Après sol, là
Dans une œuvre récente de Laurence Landois, O-zone, le terrain en dessous est en ruine. Les origines fragmentées de cette surface fleurie ont une histoire que nous ne devinons pas immédiatement mais dont on peut néanmoins percevoir la présence. Une partie de cette histoire remonte à plus de 70 ans, à un moment où, dans une rue de Montparnasse, un artiste arrache sa première affiche publicitaire d’un mur, déclenchant ainsi un enchaînement d’événements qui se traduit par la formation du groupe des Affichistes. Le reste de cette histoire nous est plus aisément accessible ; elle se situe quelque part dans les rues de Nantes. Si vous regardez de plus près, vous verrez par exemple le numéro de la ligne de bus de votre quartier…
La rue, un théâtre de l’ordinaire ; de futilités, de drames, d’événements et de non événements en tout genre. C’est ce tissu de la vie quotidienne que l’artiste illustre grâce à l’utilisation d’une multitude de couleurs, d’autocollants, de fragments de papiers – emballages de chewing-gum, horaires de bus, tickets de métro, bientôt relégués dans la corbeille de notre société digitalisée – ainsi que par l’utilisation d’une trame omniprésente. Naviguer dans le langage visuel de Laurence Landois, c’est s’embarquer dans un périple sans but et un peu stupéfiant, à la manière d’une dérive. La topographie de ces paysages urbains est inégale, le terrain parfois instable.

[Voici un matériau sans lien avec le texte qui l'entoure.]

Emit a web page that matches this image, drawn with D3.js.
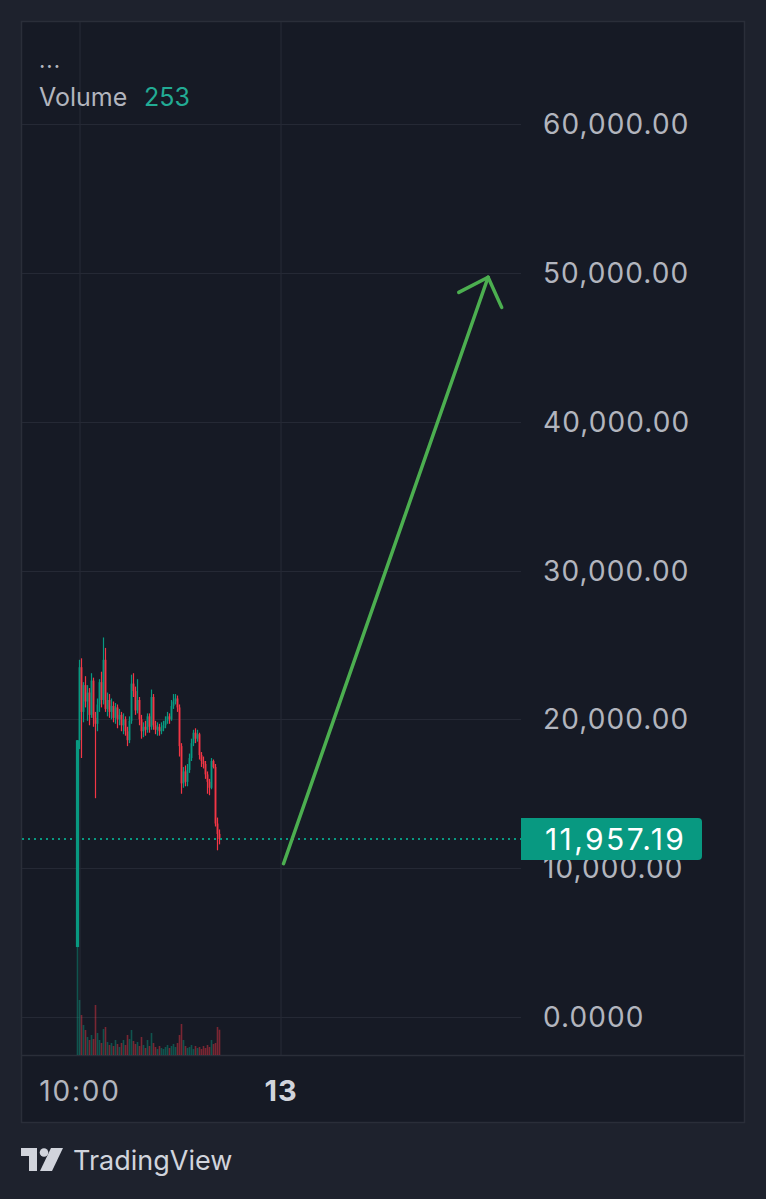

Partout où nous regardons, se trouve plus de verticalité, de profondeur, une profusion de détails, jusqu’à déborder hors du cadre, nous rappelant qu’une ville se contient difficilement.
En remontant dans le temps, plus loin que lorsque nous parcourions le 14e arrondissement avec les Nouveau Réalistes, si nous sautons dans la matrice à multiples points, plans et axes que nous offre une trame, nous pouvons revenir jusqu’au Moyen Âge tardif, lorsque ces structures ont commencé à faire leur apparition dans les pages des manuscrits religieux. La trame avait alors une connotation religieuse, renvoyant à celui ou celle qui la contemplait une vision d’un Au-delà loin des réalités de ce monde. Revenant vers le présent, nous glanons au passage des aperçus de Piet Mondrian, peut-être une touche de l’artiste et spiritualiste suédoise Hilma af Klint ainsi que Sol LeWitt.
Levons le regard, là : une fenêtre. Peut-être même pourrions-nous y jeter un œil… il n’y a bien qu’un motif de dentelle qui en bloque la vue. Ces ouvertures à l’aspect de fenêtres sont en fait des modules qui servent de scène à davantage de couleur, de texture, de données, plus de ces traces inévitables de la présence humaine. Avant que ces restes ne deviennent matériaux d’assemblage, nous pouvons imaginer ce que ces fragments représentaient dans la vie d’inconnus. Instants passés dans un portefeuille ou cahier parmi d’autres objets, oublié quelque part au sol ou sur un banc par quelqu’un, volontairement ou non. Nous pouvons aussi imaginer le temps nécessaire à identifier, trier et transformer ces matériaux, les assembler et tisser une nouvelle trame.
L’acte consistant à interrompre un processus – ici de désintégration, décomposition, ou même disparition – est une action que l’artiste effectue avec entrain. C’est une façon de tenir l’inévitable à distance ; une réminiscence de la résistance tranquille et déterminée qu’a opposé cette femme, à Seattle dont la maison devait être achetée, déplacée, rasée.
La trame, qui par le passé une manière d’organiser visuellement une signification symbolique, est devenu un point de référence incontournable, de la planification de nos villes à la façon dont nous mettons en scène nos vies, sous forme de modules discrets et facilement consommables, présentés rationnellement sur un écran : ordonné, propre, idéal – tout ce que n’est pas la réalité. Avec Là, Laurence Landois nous présente un miroir en suggérant d’aller voir au delà de la surface du visible et de ce qui est décoratif et opaque à la fois. Alors que nous flottons sur le courant d’une dérive digitale et en admirant le paysage, nous pouvons nous demander si notre radeau tiendra le coup à travers le temps et les territoires inexplorés.